Over the weekend we got some takeout food for dinner. At home, I dumped the bag of sauce packets, napkins and plastic utensils onto the table.
“Hand me one of those forks, please,” Carlos said.
“It’s not a fork,” I said, holding it up.
“Hand me… one of those thingies,” he said.
(Carlos’s English includes the word “thingies” since apparently I say that a lot.)
“It’s called a ‘spork’ – It’s a spoon-fork, see?” I handed the plastic utensil to him.
“Spork, okay,” he said, taking it from me, more eager to eat than to get a vocabulary lesson.

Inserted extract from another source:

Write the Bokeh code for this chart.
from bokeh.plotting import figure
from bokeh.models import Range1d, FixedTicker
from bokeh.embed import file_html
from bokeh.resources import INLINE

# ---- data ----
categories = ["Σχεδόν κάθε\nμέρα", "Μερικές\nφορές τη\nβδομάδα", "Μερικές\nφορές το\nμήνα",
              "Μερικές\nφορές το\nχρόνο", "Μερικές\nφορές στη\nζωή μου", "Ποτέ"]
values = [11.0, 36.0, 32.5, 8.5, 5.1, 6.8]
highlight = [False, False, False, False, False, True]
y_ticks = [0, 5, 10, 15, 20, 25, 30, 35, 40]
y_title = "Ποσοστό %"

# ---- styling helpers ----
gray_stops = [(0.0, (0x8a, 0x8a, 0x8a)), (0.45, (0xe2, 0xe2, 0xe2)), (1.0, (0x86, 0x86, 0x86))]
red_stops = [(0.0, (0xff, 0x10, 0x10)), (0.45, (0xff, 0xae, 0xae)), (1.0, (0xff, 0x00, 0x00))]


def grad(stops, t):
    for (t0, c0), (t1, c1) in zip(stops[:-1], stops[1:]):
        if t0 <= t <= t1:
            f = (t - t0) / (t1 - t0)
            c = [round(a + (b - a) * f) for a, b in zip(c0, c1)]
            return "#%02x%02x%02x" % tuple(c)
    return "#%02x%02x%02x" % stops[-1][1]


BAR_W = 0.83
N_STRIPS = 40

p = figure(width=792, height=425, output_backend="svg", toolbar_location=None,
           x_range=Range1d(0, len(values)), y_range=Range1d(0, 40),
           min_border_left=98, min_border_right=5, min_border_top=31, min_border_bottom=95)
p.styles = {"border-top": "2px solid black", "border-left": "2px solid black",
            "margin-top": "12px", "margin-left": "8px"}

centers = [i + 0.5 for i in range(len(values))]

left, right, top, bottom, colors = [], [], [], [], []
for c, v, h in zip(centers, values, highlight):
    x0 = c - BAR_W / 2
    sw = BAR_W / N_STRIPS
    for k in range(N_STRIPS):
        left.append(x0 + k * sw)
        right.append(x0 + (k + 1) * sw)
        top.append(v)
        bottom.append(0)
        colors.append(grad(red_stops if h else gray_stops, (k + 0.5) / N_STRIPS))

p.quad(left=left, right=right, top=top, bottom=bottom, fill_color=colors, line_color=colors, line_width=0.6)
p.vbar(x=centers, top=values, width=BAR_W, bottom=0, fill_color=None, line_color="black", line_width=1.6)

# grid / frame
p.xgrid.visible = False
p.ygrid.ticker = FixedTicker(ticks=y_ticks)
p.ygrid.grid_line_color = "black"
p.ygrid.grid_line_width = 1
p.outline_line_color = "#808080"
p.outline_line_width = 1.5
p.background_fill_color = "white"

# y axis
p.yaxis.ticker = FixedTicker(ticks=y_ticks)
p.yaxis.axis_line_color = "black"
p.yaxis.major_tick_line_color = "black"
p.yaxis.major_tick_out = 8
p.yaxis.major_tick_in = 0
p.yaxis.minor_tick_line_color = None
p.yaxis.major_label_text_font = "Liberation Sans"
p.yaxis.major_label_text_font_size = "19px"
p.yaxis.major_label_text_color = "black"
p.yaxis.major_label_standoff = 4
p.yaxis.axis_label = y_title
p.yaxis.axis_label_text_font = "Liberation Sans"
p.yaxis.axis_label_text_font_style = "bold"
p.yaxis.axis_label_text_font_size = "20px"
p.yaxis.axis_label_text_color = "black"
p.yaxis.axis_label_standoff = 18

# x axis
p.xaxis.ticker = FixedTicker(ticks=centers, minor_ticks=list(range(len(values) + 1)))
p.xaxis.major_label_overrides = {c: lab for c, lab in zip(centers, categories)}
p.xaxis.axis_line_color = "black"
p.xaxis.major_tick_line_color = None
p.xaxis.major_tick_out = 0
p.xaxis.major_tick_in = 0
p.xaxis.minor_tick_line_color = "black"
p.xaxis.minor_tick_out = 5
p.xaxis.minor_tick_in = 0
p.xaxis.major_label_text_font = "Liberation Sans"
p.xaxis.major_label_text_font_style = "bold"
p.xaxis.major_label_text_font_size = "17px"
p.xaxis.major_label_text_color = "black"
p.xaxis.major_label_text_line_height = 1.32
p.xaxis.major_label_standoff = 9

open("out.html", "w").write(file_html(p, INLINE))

I took a bite of my food and chewed thoughtfully.
“How do you say ‘spork’ in Spanish?” I asked.
“You don’t,” Carlos answered.
“There’s no word for ‘spork’?”
“Oh!” I became excited. “Hold on, okay, let’s see… In Spanish, ‘spoon’ is ‘cuchara’ and ‘fork’ is ‘tenedor’ so a spork could be… CUCHADOR!”
I fell in love with the new word immediately.

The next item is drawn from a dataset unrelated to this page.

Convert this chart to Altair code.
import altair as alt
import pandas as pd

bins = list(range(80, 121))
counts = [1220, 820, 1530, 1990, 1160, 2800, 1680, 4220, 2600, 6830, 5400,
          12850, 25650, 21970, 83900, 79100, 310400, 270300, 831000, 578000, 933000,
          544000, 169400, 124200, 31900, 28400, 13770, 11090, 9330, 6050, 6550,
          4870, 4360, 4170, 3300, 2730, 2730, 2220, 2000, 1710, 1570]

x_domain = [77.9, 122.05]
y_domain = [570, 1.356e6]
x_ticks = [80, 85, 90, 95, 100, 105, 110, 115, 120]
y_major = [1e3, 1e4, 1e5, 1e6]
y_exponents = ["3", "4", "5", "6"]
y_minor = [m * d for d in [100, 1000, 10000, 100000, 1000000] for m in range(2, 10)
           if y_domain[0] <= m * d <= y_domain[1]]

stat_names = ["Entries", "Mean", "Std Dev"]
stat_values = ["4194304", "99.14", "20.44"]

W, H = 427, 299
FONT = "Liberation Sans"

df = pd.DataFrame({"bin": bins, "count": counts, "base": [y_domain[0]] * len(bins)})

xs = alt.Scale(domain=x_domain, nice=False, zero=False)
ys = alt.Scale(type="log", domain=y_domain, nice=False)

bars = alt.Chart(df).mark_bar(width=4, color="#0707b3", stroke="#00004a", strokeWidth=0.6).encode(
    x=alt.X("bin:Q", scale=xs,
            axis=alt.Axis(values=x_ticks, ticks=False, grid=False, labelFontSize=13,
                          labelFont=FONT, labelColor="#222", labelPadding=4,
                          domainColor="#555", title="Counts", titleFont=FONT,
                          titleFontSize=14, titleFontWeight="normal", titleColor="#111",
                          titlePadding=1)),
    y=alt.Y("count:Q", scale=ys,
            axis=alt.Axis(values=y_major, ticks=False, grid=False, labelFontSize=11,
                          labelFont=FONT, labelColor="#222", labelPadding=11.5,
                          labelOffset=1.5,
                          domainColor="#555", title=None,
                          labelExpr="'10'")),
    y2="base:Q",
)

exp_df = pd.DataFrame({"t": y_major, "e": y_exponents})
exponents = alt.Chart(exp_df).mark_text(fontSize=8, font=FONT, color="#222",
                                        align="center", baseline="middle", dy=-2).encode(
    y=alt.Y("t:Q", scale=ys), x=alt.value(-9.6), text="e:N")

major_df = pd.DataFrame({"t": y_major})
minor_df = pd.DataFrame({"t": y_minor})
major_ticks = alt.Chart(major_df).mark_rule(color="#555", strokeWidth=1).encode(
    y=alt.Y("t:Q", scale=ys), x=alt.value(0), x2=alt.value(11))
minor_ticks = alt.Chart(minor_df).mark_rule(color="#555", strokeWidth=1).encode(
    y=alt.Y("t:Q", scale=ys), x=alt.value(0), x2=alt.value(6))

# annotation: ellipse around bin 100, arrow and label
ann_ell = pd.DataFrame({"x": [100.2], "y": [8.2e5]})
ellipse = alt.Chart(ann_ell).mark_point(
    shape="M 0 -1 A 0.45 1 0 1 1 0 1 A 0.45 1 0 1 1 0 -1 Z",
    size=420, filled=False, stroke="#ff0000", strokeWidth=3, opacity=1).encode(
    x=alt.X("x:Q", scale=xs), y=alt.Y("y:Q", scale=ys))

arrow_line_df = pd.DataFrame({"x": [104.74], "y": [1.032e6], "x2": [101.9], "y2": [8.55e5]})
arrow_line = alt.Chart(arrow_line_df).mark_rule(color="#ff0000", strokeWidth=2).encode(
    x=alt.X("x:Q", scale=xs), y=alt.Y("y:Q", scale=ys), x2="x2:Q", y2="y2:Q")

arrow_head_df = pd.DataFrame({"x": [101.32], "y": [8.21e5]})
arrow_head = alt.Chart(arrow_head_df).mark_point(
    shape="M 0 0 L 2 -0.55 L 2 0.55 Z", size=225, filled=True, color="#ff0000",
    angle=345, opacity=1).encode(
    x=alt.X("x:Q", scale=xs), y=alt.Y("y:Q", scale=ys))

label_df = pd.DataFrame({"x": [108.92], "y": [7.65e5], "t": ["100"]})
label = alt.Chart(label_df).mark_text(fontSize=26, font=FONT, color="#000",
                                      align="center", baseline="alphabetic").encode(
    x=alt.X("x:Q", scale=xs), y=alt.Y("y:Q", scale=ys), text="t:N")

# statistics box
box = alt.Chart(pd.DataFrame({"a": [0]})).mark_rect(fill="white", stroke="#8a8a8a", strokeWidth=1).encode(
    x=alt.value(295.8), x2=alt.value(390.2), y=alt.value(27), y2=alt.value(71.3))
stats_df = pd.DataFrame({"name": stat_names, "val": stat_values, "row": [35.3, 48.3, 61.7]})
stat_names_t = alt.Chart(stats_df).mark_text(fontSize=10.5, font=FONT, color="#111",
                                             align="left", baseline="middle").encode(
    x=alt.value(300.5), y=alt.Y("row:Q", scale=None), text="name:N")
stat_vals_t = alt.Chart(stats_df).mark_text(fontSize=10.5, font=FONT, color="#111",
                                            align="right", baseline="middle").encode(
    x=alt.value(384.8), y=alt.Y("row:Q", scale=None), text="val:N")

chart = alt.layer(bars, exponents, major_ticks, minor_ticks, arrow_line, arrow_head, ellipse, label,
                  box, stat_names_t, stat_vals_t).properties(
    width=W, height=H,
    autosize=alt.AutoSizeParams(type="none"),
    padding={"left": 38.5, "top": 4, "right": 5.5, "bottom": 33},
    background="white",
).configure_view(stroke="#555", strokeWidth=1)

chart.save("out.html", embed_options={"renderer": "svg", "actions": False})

“You can’t do that,” Carlos said.
“You can’t just make words up.”
“I just did! This is a cuchador! And I’m going to go tell the whole internet!”

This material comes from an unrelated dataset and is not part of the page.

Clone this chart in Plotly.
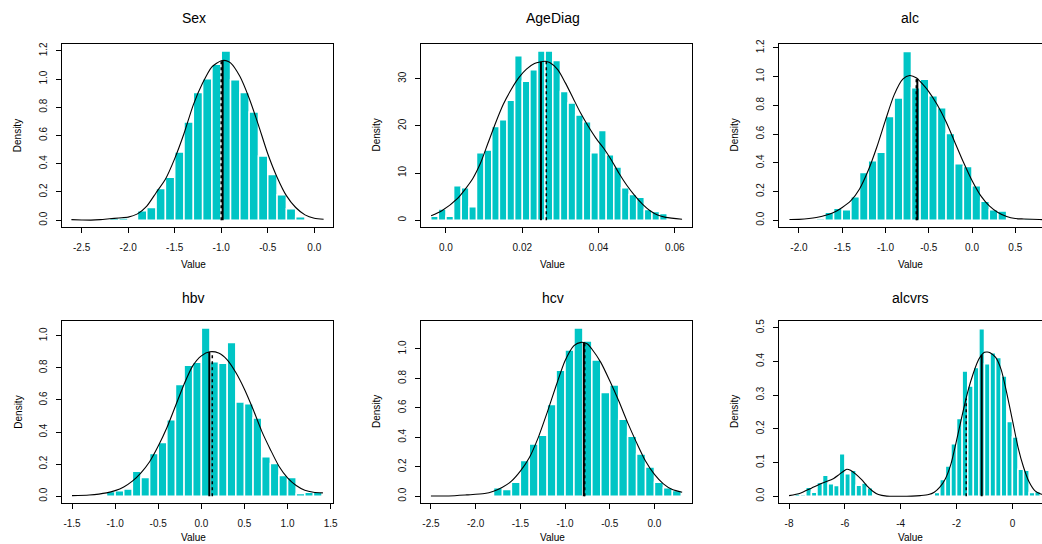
import plotly.graph_objects as go

W, H = 1042, 544

titles = ["Sex", "AgeDiag", "alc", "hbv", "hcv", "alcvrs"]

# ---------------- Sex ----------------
sex_bin_start = -2.2
sex_bin_width = 0.1
sex_density = [0.015, 0.015, 0.01, 0.067, 0.09, 0.224, 0.305, 0.483, 0.695, 0.905, 1.002,
               1.105, 1.198, 0.995, 0.905, 0.767, 0.455, 0.324, 0.181, 0.081, 0.024]
sex_curve_x = [-2.61, -2.5, -2.4, -2.3, -2.2, -2.1, -2.0, -1.9, -1.8, -1.7, -1.6, -1.5, -1.4,
               -1.3, -1.2, -1.1, -1.0, -0.95, -0.9, -0.8, -0.7, -0.6, -0.5, -0.4, -0.3, -0.2,
               -0.1, 0.0, 0.1]
sex_curve_y = [0.004, 0.002, 0.001, 0.004, 0.01, 0.016, 0.022, 0.045, 0.1, 0.195, 0.29, 0.436,
               0.614, 0.817, 0.971, 1.086, 1.129, 1.13, 1.114, 1.019, 0.864, 0.674, 0.471,
               0.305, 0.174, 0.09, 0.038, 0.014, 0.007]
sex_xticks = [-2.5, -2.0, -1.5, -1.0, -0.5, 0.0]
sex_xticklabels = ["-2.5", "-2.0", "-1.5", "-1.0", "-0.5", "0.0"]
sex_yticks = [0.0, 0.2, 0.4, 0.6, 0.8, 1.0, 1.2]
sex_yticklabels = ["0.0", "0.2", "0.4", "0.6", "0.8", "1.0", "1.2"]

# ---------------- AgeDiag ----------------
age_bin_start = -0.004
age_bin_width = 0.002
age_density = [0.86, 2.36, 0.86, 7.29, 6.86, 2.86, 14.29, 14.86, 19.86, 21.29, 25.43, 34.86,
               29.43, 31.86, 35.86, 35.86, 33.86, 27.29, 24.86, 22.29, 20.86, 14.29, 19.0,
               13.86, 11.29, 6.86, 5.43, 4.86, 2.29, 1.86, 1.43]
age_curve_x = [-0.0039, -0.0011, 0.0029, 0.0070, 0.0090, 0.0110, 0.0130, 0.0150, 0.0171,
               0.0191, 0.0211, 0.0232, 0.0260, 0.0272, 0.0293, 0.0313, 0.0333, 0.0353, 0.0373,
               0.0393, 0.0414, 0.0434, 0.0454, 0.0474, 0.0495, 0.0515, 0.0535, 0.0555, 0.0576,
               0.0619]
age_curve_y = [0.93, 2.0, 4.5, 8.8, 12.0, 16.3, 20.6, 24.5, 27.7, 30.2, 32.0, 33.2, 33.7, 33.4,
               31.9, 29.1, 25.9, 22.7, 19.9, 17.4, 15.2, 12.7, 9.9, 7.4, 5.2, 3.4, 2.0, 1.1, 0.6,
               0.2]
age_xticks = [0.0, 0.02, 0.04, 0.06]
age_xticklabels = ["0.0", "0.02", "0.04", "0.06"]
age_yticks = [0, 10, 20, 30]
age_yticklabels = ["0", "10", "20", "30"]

# ---------------- alc ----------------
alc_bin_start = -1.8
alc_bin_width = 0.1
alc_density = [0.012, 0.056, 0.084, 0.073, 0.164, 0.332, 0.414, 0.473, 0.723, 0.851, 1.174,
               0.922, 0.982, 0.866, 0.784, 0.604, 0.393, 0.374, 0.241, 0.133, 0.073, 0.065,
               0.0, 0.0, 0.012]
alc_curve_x = [-2.11, -2.0, -1.8, -1.6, -1.5, -1.4, -1.3, -1.2, -1.1, -1.0, -0.9, -0.8, -0.72,
               -0.64, -0.6, -0.5, -0.4, -0.3, -0.2, -0.1, 0.0, 0.1, 0.2, 0.3, 0.4, 0.5, 0.6,
               0.78, 0.9]
alc_curve_y = [0.005, 0.006, 0.019, 0.054, 0.089, 0.136, 0.218, 0.346, 0.51, 0.697, 0.873,
               0.982, 1.008, 0.99, 0.966, 0.896, 0.802, 0.685, 0.545, 0.405, 0.276, 0.171, 0.1,
               0.054, 0.026, 0.012, 0.009, 0.005, 0.004]
alc_xticks = [-2.0, -1.5, -1.0, -0.5, 0.0, 0.5]
alc_xticklabels = ["-2.0", "-1.5", "-1.0", "-0.5", "0.0", "0.5"]
alc_yticks = [0.0, 0.2, 0.4, 0.6, 0.8, 1.0, 1.2]
alc_yticklabels = ["0.0", "0.2", "0.4", "0.6", "0.8", "1.0", "1.2"]

# ---------------- hbv ----------------
hbv_bin_start = -1.1
hbv_bin_width = 0.1
hbv_density = [0.029, 0.035, 0.046, 0.156, 0.117, 0.267, 0.335, 0.477, 0.696, 0.817, 0.835,
               1.048, 0.8375, 0.829, 0.958, 0.5875, 0.577, 0.4875, 0.246, 0.204, 0.129, 0.117,
               0.017, 0.025, 0.025]
hbv_curve_x = [-1.5, -1.3, -1.1, -1.0, -0.9, -0.8, -0.7, -0.6, -0.5, -0.4, -0.3, -0.2, -0.1,
               0.0, 0.1, 0.2, 0.3, 0.4, 0.5, 0.6, 0.7, 0.8, 0.9, 1.0, 1.1, 1.2, 1.3, 1.41]
hbv_curve_y = [0.004, 0.008, 0.021, 0.035, 0.058, 0.094, 0.146, 0.215, 0.3125, 0.427, 0.5625,
               0.698, 0.8125, 0.875, 0.9, 0.892, 0.85, 0.771, 0.667, 0.542, 0.406, 0.292,
               0.1875, 0.115, 0.067, 0.0375, 0.025, 0.021]
hbv_xticks = [-1.5, -1.0, -0.5, 0.0, 0.5, 1.0, 1.5]
hbv_xticklabels = ["-1.5", "-1.0", "-0.5", "0.0", "0.5", "1.0", "1.5"]
hbv_yticks = [0.0, 0.2, 0.4, 0.6, 0.8, 1.0]
hbv_yticklabels = ["0.0", "0.2", "0.4", "0.6", "0.8", "1.0"]

# ---------------- hcv ----------------
hcv_bin_start = -1.8
hcv_bin_width = 0.1
hcv_density = [0.057, 0.045, 0.095, 0.243, 0.355, 0.414, 0.623, 0.855, 0.993, 1.143, 1.055,
               0.925, 0.705, 0.755, 0.523, 0.407, 0.286, 0.198, 0.095, 0.057, 0.039]
hcv_curve_x = [-2.5, -2.3, -2.1, -1.9, -1.8, -1.7, -1.6, -1.5, -1.4, -1.3, -1.2, -1.1, -1.0,
               -0.9, -0.82, -0.75, -0.7, -0.6, -0.5, -0.4, -0.3, -0.2, -0.1, 0.0, 0.1, 0.2, 0.31]
hcv_curve_y = [0.002, 0.002, 0.009, 0.018, 0.034, 0.061, 0.102, 0.17, 0.261, 0.398, 0.568,
               0.75, 0.92, 1.023, 1.045, 1.034, 1.0, 0.909, 0.784, 0.648, 0.5, 0.364, 0.239,
               0.148, 0.084, 0.045, 0.027]
hcv_xticks = [-2.5, -2.0, -1.5, -1.0, -0.5, 0.0]
hcv_xticklabels = ["-2.5", "-2.0", "-1.5", "-1.0", "-0.5", "0.0"]
hcv_yticks = [0.0, 0.2, 0.4, 0.6, 0.8, 1.0]
hcv_yticklabels = ["0.0", "0.2", "0.4", "0.6", "0.8", "1.0"]

# ---------------- alcvrs ----------------
alcvrs_bin_start = -7.8
alcvrs_bin_width = 0.2
alcvrs_density = [0.007, 0.005, 0.027, 0.012, 0.041, 0.062, 0.037, 0.032, 0.126, 0.067, 0.077,
                  0.033, 0.039, 0.025,
                  0.0, 0.0, 0.0, 0.0, 0.0, 0.0, 0.0, 0.0, 0.0, 0.0,
                  0.002, 0.011, 0.05, 0.09, 0.156, 0.231, 0.372, 0.327, 0.382, 0.497, 0.393,
                  0.426, 0.412, 0.357, 0.222, 0.176, 0.08, 0.077, 0.011, 0.014]
alcvrs_curve_x = [-8.0, -7.6, -7.2, -6.8, -6.4, -6.2, -6.0, -5.93, -5.8, -5.6, -5.4, -5.2, -5.0,
                  -4.8, -4.5, -4.0, -3.6, -3.3, -3.0, -2.8, -2.6, -2.4, -2.2, -2.0, -1.8, -1.6,
                  -1.4, -1.2, -1.0, -0.9, -0.8, -0.6, -0.4, -0.2, 0.0, 0.2, 0.4, 0.6, 0.8, 1.02,
                  1.3]
alcvrs_curve_y = [0.002, 0.009, 0.024, 0.039, 0.053, 0.065, 0.077, 0.08, 0.077, 0.065, 0.049,
                  0.03, 0.015, 0.005, 0.0005, 0.0, 0.0005, 0.002, 0.005, 0.012, 0.027, 0.052,
                  0.096, 0.166, 0.24, 0.31, 0.365, 0.407, 0.427, 0.428, 0.426, 0.412, 0.375,
                  0.305, 0.226, 0.146, 0.086, 0.042, 0.017, 0.007, 0.003]
alcvrs_xticks = [-8, -6, -4, -2, 0]
alcvrs_xticklabels = ["-8", "-6", "-4", "-2", "0"]
alcvrs_yticks = [0.0, 0.1, 0.2, 0.3, 0.4, 0.5]
alcvrs_yticklabels = ["0.0", "0.1", "0.2", "0.3", "0.4", "0.5"]

# solid (median) and dotted (mean) reference lines, with the height they reach
median_values = [-0.985, 0.0249, -0.632, 0.0926, -0.79, -1.10]
median_tops = [1.13, 33.6, 0.985, 0.90, 1.045, 0.42]
mean_values = [-1.0, 0.0263, -0.644, 0.127, -0.78, -1.655]
mean_tops = [1.129, 33.7, 0.99, 0.895, 1.045, 0.29]

# axis ranges (R style 4% padding)
x_ranges = [[-2.711, 0.201], [-0.00655, 0.0645], [-2.231, 0.809],
            [-1.616, 1.527], [-2.611, 0.42], [-8.36, 1.06]]
y_ranges = [[-0.048, 1.248], [-1.44, 37.34], [-0.047, 1.227],
            [-0.042, 1.092], [-0.046, 1.19], [-0.02, 0.52]]

panels = [
    (sex_bin_start, sex_bin_width, sex_density, sex_curve_x, sex_curve_y,
     sex_xticks, sex_xticklabels, sex_yticks, sex_yticklabels),
    (age_bin_start, age_bin_width, age_density, age_curve_x, age_curve_y,
     age_xticks, age_xticklabels, age_yticks, age_yticklabels),
    (alc_bin_start, alc_bin_width, alc_density, alc_curve_x, alc_curve_y,
     alc_xticks, alc_xticklabels, alc_yticks, alc_yticklabels),
    (hbv_bin_start, hbv_bin_width, hbv_density, hbv_curve_x, hbv_curve_y,
     hbv_xticks, hbv_xticklabels, hbv_yticks, hbv_yticklabels),
    (hcv_bin_start, hcv_bin_width, hcv_density, hcv_curve_x, hcv_curve_y,
     hcv_xticks, hcv_xticklabels, hcv_yticks, hcv_yticklabels),
    (alcvrs_bin_start, alcvrs_bin_width, alcvrs_density, alcvrs_curve_x, alcvrs_curve_y,
     alcvrs_xticks, alcvrs_xticklabels, alcvrs_yticks, alcvrs_yticklabels),
]

# layout geometry in pixels
col_left = [62, 421, 779]
col_right = [333, 692, 1042]
row_top = [44, 321]
row_bottom = [227, 503]
label_center_x = [193.5, 552.5, 910]
density_label_x = [17.7, 376, 734]
title_center_y = [18.4, 297.5]
value_center_y = [264.8, 537.0]

BAR_COLOR = "#00C5C5"
FONT = "Liberation Sans, Arial, Helvetica, sans-serif"

fig = go.Figure()
layout = dict(
    width=W, height=H, margin=dict(l=0, r=0, t=0, b=0),
    paper_bgcolor="white", plot_bgcolor="white", showlegend=False,
    font=dict(family=FONT, size=10, color="#000000"),
    annotations=[],
)

for i, (bstart, bw, dens, cx, cy, xt, xtl, yt, ytl) in enumerate(panels):
    r, c = divmod(i, 3)
    suffix = "" if i == 0 else str(i + 1)
    xa, ya = "x" + suffix, "y" + suffix

    centers = [bstart + (k + 0.5) * bw for k in range(len(dens))]
    bx = [cc for cc, d in zip(centers, dens) if d > 0]
    by = [d for d in dens if d > 0]
    fig.add_trace(go.Bar(x=bx, y=by, width=bw, xaxis=xa, yaxis=ya,
                         marker=dict(color=BAR_COLOR, line=dict(color="white", width=1.5))))
    fig.add_trace(go.Scatter(x=cx, y=cy, mode="lines", xaxis=xa, yaxis=ya,
                             line=dict(color="black", width=1.1, shape="spline", smoothing=0.7)))
    fig.add_trace(go.Scatter(x=[median_values[i]] * 2, y=[0, median_tops[i]], mode="lines",
                             xaxis=xa, yaxis=ya, line=dict(color="black", width=2)))
    fig.add_trace(go.Scatter(x=[mean_values[i]] * 2, y=[0, mean_tops[i]], mode="lines",
                             xaxis=xa, yaxis=ya, line=dict(color="black", width=1.5, dash="dot")))

    axis_common = dict(
        showgrid=False, zeroline=False, showline=True, linecolor="black", linewidth=1,
        ticks="outside", ticklen=5, tickwidth=1, tickcolor="black",
        tickfont=dict(family=FONT, size=10, color="#111111"), automargin=False,
    )
    layout["xaxis" + suffix] = dict(
        axis_common, domain=[col_left[c] / W, col_right[c] / W], anchor=ya,
        range=x_ranges[i], tickmode="array", tickvals=xt, ticktext=xtl,
        mirror=True, ticklabelstandoff=6,
    )
    layout["yaxis" + suffix] = dict(
        axis_common, domain=[1 - row_bottom[r] / H, 1 - row_top[r] / H], anchor=xa,
        range=y_ranges[i], tickmode="array", tickvals=yt, ticktext=ytl,
        mirror=(c != 2), tickangle=-90, ticklabelstandoff=5,
    )

    layout["annotations"].append(dict(
        text=titles[i], x=label_center_x[c] / W, y=1 - title_center_y[r] / H,
        xref="paper", yref="paper", showarrow=False, xanchor="center", yanchor="middle",
        font=dict(family=FONT, size=14, color="black")))
    layout["annotations"].append(dict(
        text="Value", x=label_center_x[c] / W, y=1 - value_center_y[r] / H,
        xref="paper", yref="paper", showarrow=False, xanchor="center", yanchor="middle",
        font=dict(family=FONT, size=10, color="black")))
    layout["annotations"].append(dict(
        text="Density", x=density_label_x[c] / W,
        y=1 - (row_top[r] + row_bottom[r]) / 2 / H,
        xref="paper", yref="paper", showarrow=False, xanchor="center", yanchor="middle",
        textangle=-90, font=dict(family=FONT, size=10, color="black")))

fig.update_layout(**layout)
fig.write_html("out.html")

After dinner I went online and typed “How do you say ‘spork’ in Spanish?” just to make sure Carlos was right, that there wasn’t already a word that existed. To my amusement, Carlos was wrong and there is actually already a word… and it’s ‘cuchador.’ I’m a little disappointed that I didn’t invent a new word, but I’m impressed that my bilingual brain came up with the correct word by putting together what it already knows. Sometimes it works, and sometimes it doesn’t, but it doesn’t hurt to give it a try!